Когда в 1576 году на польский престол был избран трансильванский («седмиградцкий») князь Стефан Баторий, царь и его не признал «братом» по причине «родственные низости». Кроме того, Грозный неизменно настаивал на превосходстве наследственного монарха над монархом выборным. Сам он — государь «по божью изволению», а Баторий — «по многомятежному человеческому хотению». Русский государь призван «владети людьми», а польский — всего лишь «устраивати их». В переписке между ними, изобиловавшей взаимными острыми выпадами, Грозный даже заметил однажды: «Тебе со мною бранитися — честь, а мне с тобою — безчестье»[16]. Хотя Баторий в своей грамоте впервые обратился к царю на «вы» (в речах и посланиях от первого лица русские государи издавна говорили о себе во множественном числе) и послы в Москве особо должны были напомнить Грозному, что прежний польский король всегда писал ему «тобе, ты», на царя это новшество никакого впечатления не произвело — его решение осталось непоколебимым. Но упорство царя скорее всего объяснялось не только «родственной низостью» Батория или способом его восшествия на престол.
Вопросы этикета и здесь стояли в прямой зависимости от политической обстановки.
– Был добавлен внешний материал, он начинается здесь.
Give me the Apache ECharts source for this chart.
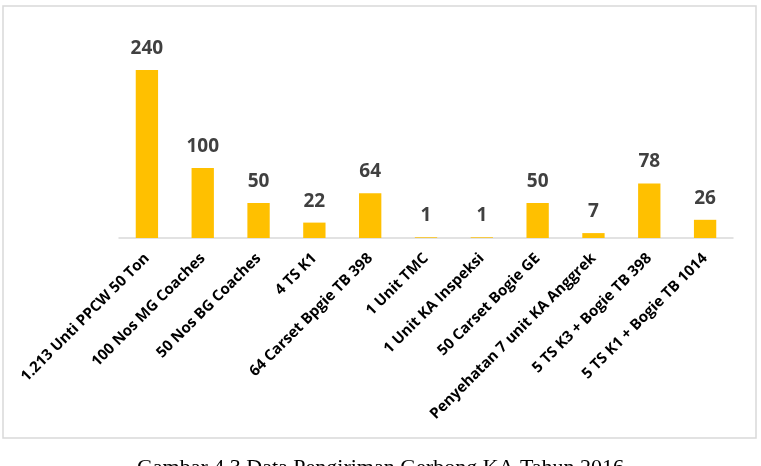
<!DOCTYPE html>
<html>
<head>
<meta charset="utf-8">
<script src="https://cdn.jsdelivr.net/npm/echarts@6/dist/echarts.min.js"></script>
<style>
html,body{margin:0;padding:0;background:#fff;}
#chart{width:761px;height:466px;}
</style>
</head>
<body>
<div id="chart"></div>
<script>
const categories = [
  "1.213 Unti PPCW 50 Ton",
  "100 Nos MG Coaches",
  "50 Nos BG Coaches",
  "4 TS K1",
  "64 Carset Bpgie TB 398",
  "1 Unit TMC",
  "1 Unit KA Inspeksi",
  "50 Carset Bogie GE",
  "Penyehatan 7 unit KA Anggrek",
  "5 TS K3 + Bogie TB 398",
  "5 TS K1 + Bogie TB 1014"
];
const values = [240, 100, 50, 22, 64, 1, 1, 50, 7, 78, 26];
const captionText = "Gambar 4.3 Data Pengiriman Gerbong KA Tahun 2016";

const chart = echarts.init(document.getElementById('chart'), null, {renderer: 'canvas'});
chart.setOption({
  animation: false,
  backgroundColor: '#ffffff',
  grid: {left: 119, right: 28, top: 28, bottom: 228, containLabel: false},
  xAxis: {
    type: 'category',
    data: categories,
    axisLine: {show: true, lineStyle: {color: '#d9d9d9', width: 1.5}},
    axisTick: {show: false},
    axisLabel: {
      interval: 0,
      rotate: 45,
      margin: 18,
      color: '#000000',
      fontFamily: 'Open Sans',
      fontWeight: 'bold',
      fontSize: 15
    }
  },
  yAxis: {
    type: 'value',
    min: 0,
    max: 300,
    show: false,
    splitLine: {show: false}
  },
  series: [{
    type: 'bar',
    data: values,
    barWidth: '40%',
    itemStyle: {color: '#ffc000'},
    label: {
      show: true,
      position: 'top',
      distance: 12,
      color: '#404040',
      fontFamily: 'Open Sans',
      fontWeight: 'bold',
      fontSize: 19
    }
  }],
  graphic: [
    {
      type: 'rect',
      shape: {x: 3, y: 6, width: 753, height: 432},
      style: {fill: 'none', stroke: '#d9d9d9', lineWidth: 1.5},
      silent: true, z: -1
    },
    {
      type: 'text',
      left: 'center',
      top: 457,
      style: {
        text: captionText,
        fontFamily: 'Liberation Serif',
        fontSize: 22,
        fill: '#000000'
      }
    }
  ]
});
</script>
</body>
</html>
Во-первых, избрание Батория неизбежно влекло за собой резкое ухудшение отношений с Речью Посполитой, ибо означало победу той партии, которая выступала за войну с Москвой. Во-вторых, в Речи Посполитой существовала и влиятельная промосковская группировка, дважды предлагавшая либо самому Грозному, либо царевичу Федору занять вакантный польский престол — вначале после смерти бездетного Сигизмунда II Августа в 1572 году, затем — после внезапного отъезда из Кракова Генриха Анжуйского (он был избран королем на элекционном сейме, но в июне 1574 г., узнав о смерти брата, Карла IX, предпочел освободившийся французский трон польскому и тайно бежал в Париж). В связи с этим у царя появились далеко идущие планы. Отказываясь от власти над собственно польскими землями, он хотел сепаратно занять престол Великого княжества Литовского, разорвать Люблинскую унию и таким образом бескровно объединить под своим скипетром всю территорию, входившую некогда в состав Киевской Руси[17]. О степени вероятности реального осуществления этих планов можно спорить, но сами по себе они ярко демонстрируют возросший уровень политического мышления русских дипломатов и государственных деятелей. Однако с избранием Стефана Батория эти широкомасштабные замыслы рухнули, и вопрос о признании нового польского короля «братом» стоит, очевидно, в прямой связи с событиями 1574–1576 годов.